Machine Learning based predictors
This predictors relies on pure black-box machine learning techniques to forecast the throughput, abort rate and mean execution time (or its x-th percentile) of the transaction classes composing the input workload. This is a multiple-input-multiple-output (MIMO) regression problem, in which for each of the above parameters, we aim at identifying a corresponding function that captures their dynamics over an input space composed by a rich set of features characterizing the workload and the scale/configuration of the platform.
During the project we experimented with several machine-learning techniques, including Artificial Neural Networks, Decision Tree algorithms for regression and classification problems, as well as on-line reinforcement learning algorithms.

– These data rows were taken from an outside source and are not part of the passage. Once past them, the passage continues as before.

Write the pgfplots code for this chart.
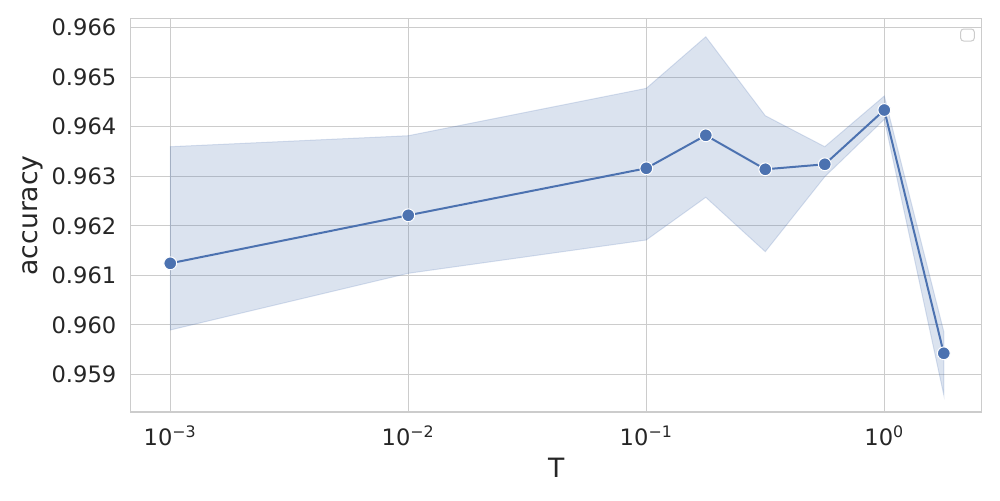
\documentclass[border=0pt]{standalone}
\usepackage{pgfplots}
\pgfplotsset{compat=1.18}
\usepackage{fontspec}
\setmainfont{DejaVu Sans}
\definecolor{c0}{HTML}{4C72B0}
\definecolor{gridc}{HTML}{CCCCCC}
\definecolor{txt}{HTML}{262626}
\begin{document}
\begin{tikzpicture}
\useasboundingbox (-65.35pt,-44pt) rectangle (434.65pt,206pt);
\begin{axis}[
  at={(0,0)}, anchor=south west, scale only axis,
  width=425.5pt, height=196.65pt,
  xmode=log, xmin=6.82e-4, xmax=2.566,
  ymin=0.958239, ymax=0.966182,
  xtick={0.001,0.01,0.1,1},
  xticklabels={10\textsuperscript{−3},10\textsuperscript{−2},10\textsuperscript{−1},10\textsuperscript{0}},
  minor xtick={}, minor ytick={},
  ytick={0.959,0.960,0.961,0.962,0.963,0.964,0.965,0.966},
  yticklabels={0.959,0.960,0.961,0.962,0.963,0.964,0.965,0.966},
  grid=major, major grid style={draw=gridc, line width=0.5pt},
  axis line style={draw=gridc, line width=0.65pt},
  tick style={draw=none},
  ticklabel style={font=\fontsize{11.3}{12}\selectfont, text=txt},
  xticklabel style={anchor=base, yshift=-16.5pt},
  yticklabel style={anchor=east, inner xsep=0pt, xshift=-7pt},
  xlabel={T}, ylabel={accuracy},
  label style={font=\fontsize{13.3}{14}\selectfont, text=txt},
  xlabel style={at={(axis description cs:0.5,0)}, anchor=center, yshift=-27.75pt},
  ylabel style={at={(axis description cs:0,0.5)}, anchor=center, yshift=49.1pt},
  clip=true,
]
% confidence band (upper left->right, lower right->left)
\addplot[fill=c0, fill opacity=0.2, draw=c0, draw opacity=0.2, line width=0.5pt] coordinates {
  (0.001,0.963597) (0.01,0.963819) (0.1,0.964776) (0.17783,0.965818)
  (0.31623,0.964223) (0.56234,0.963597) (1,0.964621) (1.77828,0.959861)
  (1.77828,0.958583) (1,0.964150) (0.56234,0.962991) (0.31623,0.961477)
  (0.17783,0.962575) (0.1,0.961713) (0.01,0.961040) (0.001,0.959895)
} -- cycle;
% mean line
\addplot[c0, line width=1pt, mark=*, mark size=3.2pt,
  mark options={fill=c0, draw=white, line width=0.5pt}] coordinates {
  (0.001,0.961242) (0.01,0.962212) (0.1,0.963161) (0.17783,0.963827)
  (0.31623,0.963141) (0.56234,0.963242) (1,0.964338) (1.77828,0.959425)
};
% empty legend box
\draw[draw=gridc, line width=0.5pt, fill=white, rounded corners=1.5pt]
  (rel axis cs:0.9753,0.9433) rectangle (rel axis cs:0.9913,0.9738);
\end{axis}
\end{tikzpicture}
\end{document}
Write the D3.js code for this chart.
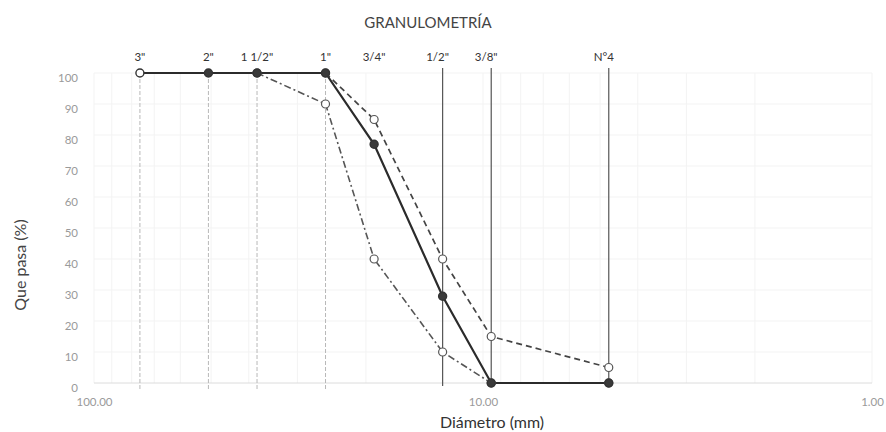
<!DOCTYPE html>
<html>
<head>
<meta charset="utf-8">
<script src="https://cdn.jsdelivr.net/npm/d3@7"></script>
<style>
  body { margin: 0; background: #fff; }
  svg { display: block; font-family: Lato, "Open Sans", sans-serif; }
</style>
</head>
<body>
<svg width="886" height="432"></svg>
<script>
// sieve data
const sieves = ['3"', '2"', '1 1/2"', '1"', '3/4"', '1/2"', '3/8"', 'N°4'];
const openings = [76.2, 50.8, 38.1, 25.4, 19.05, 12.7, 9.525, 4.75];
const passing = [100, 100, 100, 100, 77, 28, 0, 0];
const upperLimit = [null, null, null, 100, 85, 40, 15, 5];
const lowerLimit = [null, null, 100, 90, 40, 10, 0, 0];
const xTicks = [100, 10, 1];
const yTicks = [0, 10, 20, 30, 40, 50, 60, 70, 80, 90, 100];

const svg = d3.select("svg");

const x = d3.scaleLog().domain([100, 1]).range([94, 872]);
const y = d3.scaleLinear().domain([0, 100]).range([383, 73]);

// faint background grid
const minor = [];
[1, 10].forEach(dec => d3.range(1, 10).forEach(k => minor.push(dec * k)));
minor.push(100);

svg.append("g")
    .selectAll("line")
    .data(minor)
    .enter()
    .append("line")
    .attr("x1", d => x(d)).attr("x2", d => x(d))
    .attr("y1", y(100)).attr("y2", y(0))
    .attr("stroke", "#f3f3f3");

svg.append("g")
    .selectAll("line")
    .data(yTicks)
    .enter()
    .append("line")
    .attr("x1", x(100)).attr("x2", x(1))
    .attr("y1", d => y(d)).attr("y2", d => y(d))
    .attr("stroke", d => d === 0 ? "#dcdcdc" : "#f3f3f3");

// drop lines for each sieve
const darkDrops = new Set(['1/2"', '3/8"', 'N°4']);
const noDrop = new Set(['3/4"']);

svg.append("g")
    .selectAll("line")
    .data(sieves.map((s, i) => ({ s, d: openings[i] })).filter(o => !noDrop.has(o.s)))
    .enter()
    .append("line")
    .attr("x1", o => x(o.d)).attr("x2", o => x(o.d))
    .attr("y1", o => darkDrops.has(o.s) ? y(100) - 5 : y(100))
    .attr("y2", o => darkDrops.has(o.s) ? y(0) + 3 : y(0) + 8)
    .attr("stroke", o => darkDrops.has(o.s) ? "#555" : "#b8b8b8")
    .attr("stroke-width", o => darkDrops.has(o.s) ? 1.2 : 1)
    .attr("stroke-dasharray", o => darkDrops.has(o.s) ? null : "4,2");

// sieve names on top
svg.append("g")
    .selectAll("text")
    .data(sieves)
    .enter()
    .append("text")
    .attr("x", (s, i) => x(openings[i]) - (darkDrops.has(s) ? 5 : 0))
    .attr("y", 61)
    .attr("text-anchor", "middle")
    .attr("font-size", 11.5)
    .attr("fill", "#333")
    .text(s => s);

// axes
const xAxis = svg.append("g")
    .attr("transform", `translate(0,${y(0)})`)
    .call(d3.axisBottom(x).tickValues(xTicks).tickFormat(d3.format(".2f")).tickSize(0).tickPadding(15));
xAxis.select(".domain").remove();
xAxis.selectAll("text").attr("font-family", "Lato, sans-serif").attr("font-size", 11.5).attr("fill", "#9a9a9a");

const yAxis = svg.append("g")
    .attr("transform", `translate(${x(100)},5)`)
    .call(d3.axisLeft(y).tickValues(yTicks).tickSize(0).tickPadding(16));
yAxis.select(".domain").remove();
yAxis.selectAll("text").attr("font-family", "Lato, sans-serif").attr("font-size", 11.5).attr("fill", "#9a9a9a");

// series
function series(values) {
    return openings.map((d, i) => ({ d, v: values[i] })).filter(p => p.v !== null);
}

const line = d3.line().x(p => x(p.d)).y(p => y(p.v));

svg.append("path")
    .datum(series(lowerLimit))
    .attr("d", line)
    .attr("fill", "none")
    .attr("stroke", "#555")
    .attr("stroke-width", 1.6)
    .attr("stroke-dasharray", "7,3,2,3");

svg.append("path")
    .datum(series(upperLimit))
    .attr("d", line)
    .attr("fill", "none")
    .attr("stroke", "#444")
    .attr("stroke-width", 1.7)
    .attr("stroke-dasharray", "6,4");

svg.append("path")
    .datum(series(passing))
    .attr("d", line)
    .attr("fill", "none")
    .attr("stroke", "#2b2b2b")
    .attr("stroke-width", 2.2);

// markers
[lowerLimit, upperLimit].forEach(vals => {
    svg.append("g")
        .selectAll("circle")
        .data(series(vals))
        .enter()
        .append("circle")
        .attr("cx", p => x(p.d))
        .attr("cy", p => y(p.v))
        .attr("r", 4)
        .attr("fill", "#fff")
        .attr("stroke", "#555")
        .attr("stroke-width", 1.2);
});

svg.append("g")
    .selectAll("circle")
    .data(series(passing))
    .enter()
    .append("circle")
    .attr("cx", p => x(p.d))
    .attr("cy", p => y(p.v))
    .attr("r", 4)
    .attr("fill", (p, i) => i === 0 ? "#fff" : "#3a3a3a")
    .attr("stroke", "#333")
    .attr("stroke-width", 1.4);

// titles
svg.append("text")
    .attr("x", 428).attr("y", 28)
    .attr("text-anchor", "middle")
    .attr("font-size", 15)
    .attr("fill", "#444")
    .text("GRANULOMETRÍA");

svg.append("text")
    .attr("x", x(10) + 9).attr("y", 428)
    .attr("text-anchor", "middle")
    .attr("font-size", 16)
    .attr("fill", "#333")
    .text("Diámetro (mm)");

svg.append("text")
    .attr("transform", "translate(26,265) rotate(-90)")
    .attr("text-anchor", "middle")
    .attr("font-size", 16)
    .attr("fill", "#444")
    .text("Que pasa (%)");
</script>
</body>
</html>
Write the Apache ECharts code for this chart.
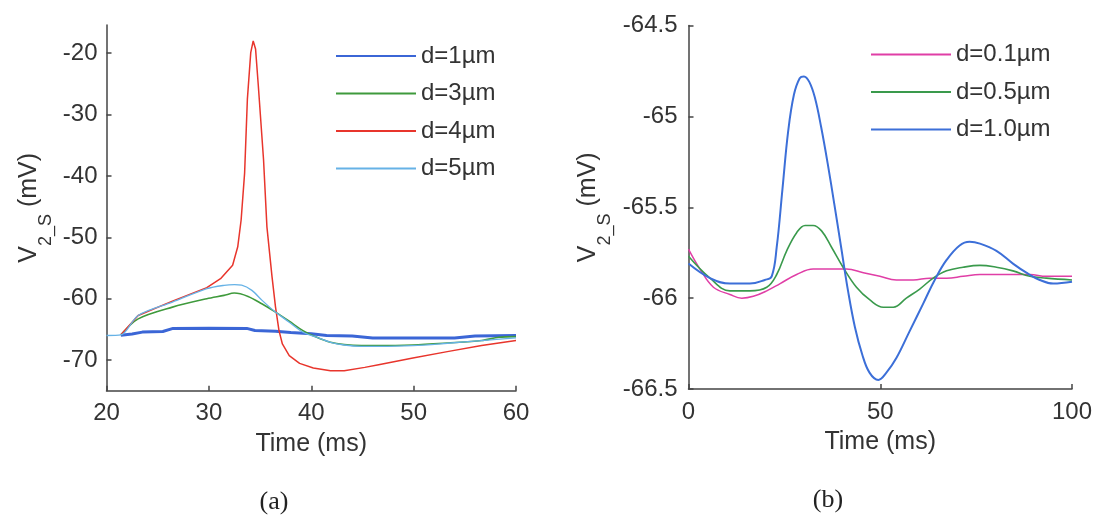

The prototype of the Cloud-TM Platform ships with a performance predictor based on Cubist, a decision tree regressor that has been widely tested during the project to build performance predictors of various subcomponents of the platform.
The Platform Optimizer is the component in charge of defining the reconfiguration strategy of the various self-tuning schemes embedded in the Cloud-TM Platform. This module has a flexible an extensible software architecture, which allows specifying a chain of optimizers aimed at tuning different parameters/behaviours of the Data Platform, namely:
the number of data replicas, or, shortly, replication degree;
its replication protocol;
the placement of data across the nodes of the platform;
the policy used to distribute requests among the nodes of the platform.